We reiterate our Outperform recommendation on Hanger Orthopedic (HGR). We believe, at the current level the stock offers an attractive entry point for investors considering healthy earnings growth visibility.
Second-quarter fiscal 2010 adjusted earnings beat the Zacks Consensus Estimate by a penny and rose 19% year over year on the back of higher sales. Hanger continues to succeed in expanding its top line on a quarterly basis led by higher same-center sales at patient care centers, greater demand for the company’s distribution segment and acquisitions. The company also witnessed an expansion in operating margins, helped by its cost management initiatives.
Hanger is the market leader in the orthotic and prosthetic (O&P) patient care services market, operating through 678 patient care centers across the U.S. The company operates four business units: patient care, distribution, Linkia and Innovative Neurotronics.
Linkia remains a significant growth engine for Hanger. It is the first managed care organization dedicated solely to the O&P market. This strategy is helping Hanger gain market share and rationalize pricing in a highly fragmented market. Innovative Neurotronics developed WalkAide, an electrical stimulation device to treat stroke-related drop foot. Extended reimbursement coverage (expected in 2012) for the device will offer a major long-term growth impetus for Hanger.
Hanger’s economies of scale are unmatched by its competitors, which include notable players in the O&P space such as Orthofix International (OFIX), Conmed Corp. (CNMD), Exactech Inc. (EXAC) and Owens & Minor Inc. (OMI).

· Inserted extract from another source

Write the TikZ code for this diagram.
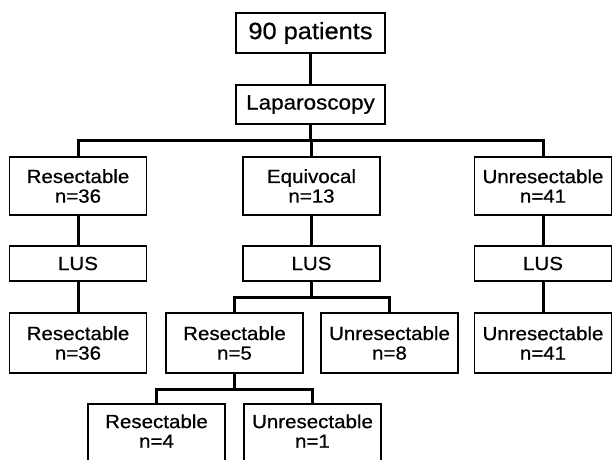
\documentclass[tikz,border=0pt]{standalone}
\usepackage{fontspec}
\setmainfont{Liberation Sans}[FakeStretch=1.08,FakeBold=0.6]
\begin{document}
\begin{tikzpicture}[x=1pt,y=-1pt,
  box/.style={draw, line width=1.3pt, inner sep=0pt, minimum width=137pt, align=center,
    font=\fontsize{19}{19.6}\selectfont},
  conn/.style={line width=3pt, line join=miter}]
\useasboundingbox (0,0) rectangle (612,459);
\clip (0,0) rectangle (612,459);
\fill[white] (0,0) rectangle (612,459);
% top
\node[box, minimum width=149pt, minimum height=40pt, font=\fontsize{23.5}{24}\selectfont] (P) at (310.5,33) {90 patients};
\node[box, minimum width=149pt, minimum height=39pt, font=\fontsize{20.8}{22}\selectfont] (L) at (310.5,104.5) {Laparoscopy};
% level 2
\node[box, minimum height=58pt] (R2) at (78,186) {Resectable\\n=36};
\node[box, minimum height=58pt] (E2) at (311.5,186) {Equivocal\\n=13};
\node[box, minimum height=58pt] (U2) at (543,186) {Unresectable\\n=41};
% LUS
\node[box, minimum height=35pt] (LR) at (78,263.5) {LUS};
\node[box, minimum height=35pt] (LE) at (311.5,263.5) {LUS};
\node[box, minimum height=35pt] (LU) at (543,263.5) {LUS};
% level 3
\node[box, minimum height=60pt] (R3) at (78,343) {Resectable\\n=36};
\node[box, minimum height=60pt] (R5) at (234.5,343) {Resectable\\n=5};
\node[box, minimum height=60pt] (U8) at (389.5,343) {Unresectable\\n=8};
\node[box, minimum height=60pt] (U41) at (543,343) {Unresectable\\n=41};
% level 4
\node[box, minimum height=64pt, text depth=10pt] (R4) at (156.5,436) {Resectable\\n=4};
\node[box, minimum height=64pt, text depth=10pt] (U1) at (312.5,436) {Unresectable\\n=1};
% bars
\coordinate (b1) at (0,140);
\coordinate (b2) at (0,297);
\coordinate (b3) at (0,389);
% connectors
\draw[conn] (P) -- (L);
\draw[conn] (L.south) -- (L.south |- b1);
\draw[conn] (R2.north) |- (U2.north |- b1) -- (U2.north);
\draw[conn] (E2.north) -- (E2.north |- b1);
\draw[conn] (R2) -- (LR);
\draw[conn] (E2) -- (LE);
\draw[conn] (U2) -- (LU);
\draw[conn] (LR) -- (R3);
\draw[conn] (LU) -- (U41);
\draw[conn] (LE.south) -- (LE.south |- b2);
\draw[conn] (R5.north) |- (U8.north |- b2) -- (U8.north);
\draw[conn] (R5.south) -- (R5.south |- b3);
\draw[conn] (R4.north) |- (U1.north |- b3) -- (U1.north);
\end{tikzpicture}
\end{document}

To expand its geographic presence, Hanger continues to pursue small tuck-in acquisitions. The company remains on track to complete its planned acquisitions in 2010, which will add roughly $20 million in annual sales. The company is funding these acquisitions with internally generated cash flows.
Hanger is relocating (expected to complete in third-quarter) its corporate headquarters from Bethesda, Maryland, to Austin, Texas. While, costs associated with corporate relocation are expected to dilute earnings in the third quarter, Hanger is poised to achieve meaningful cost synergies from such initiatives. Moreover, Hanger should benefit from the extended health coverage provided by the Congress.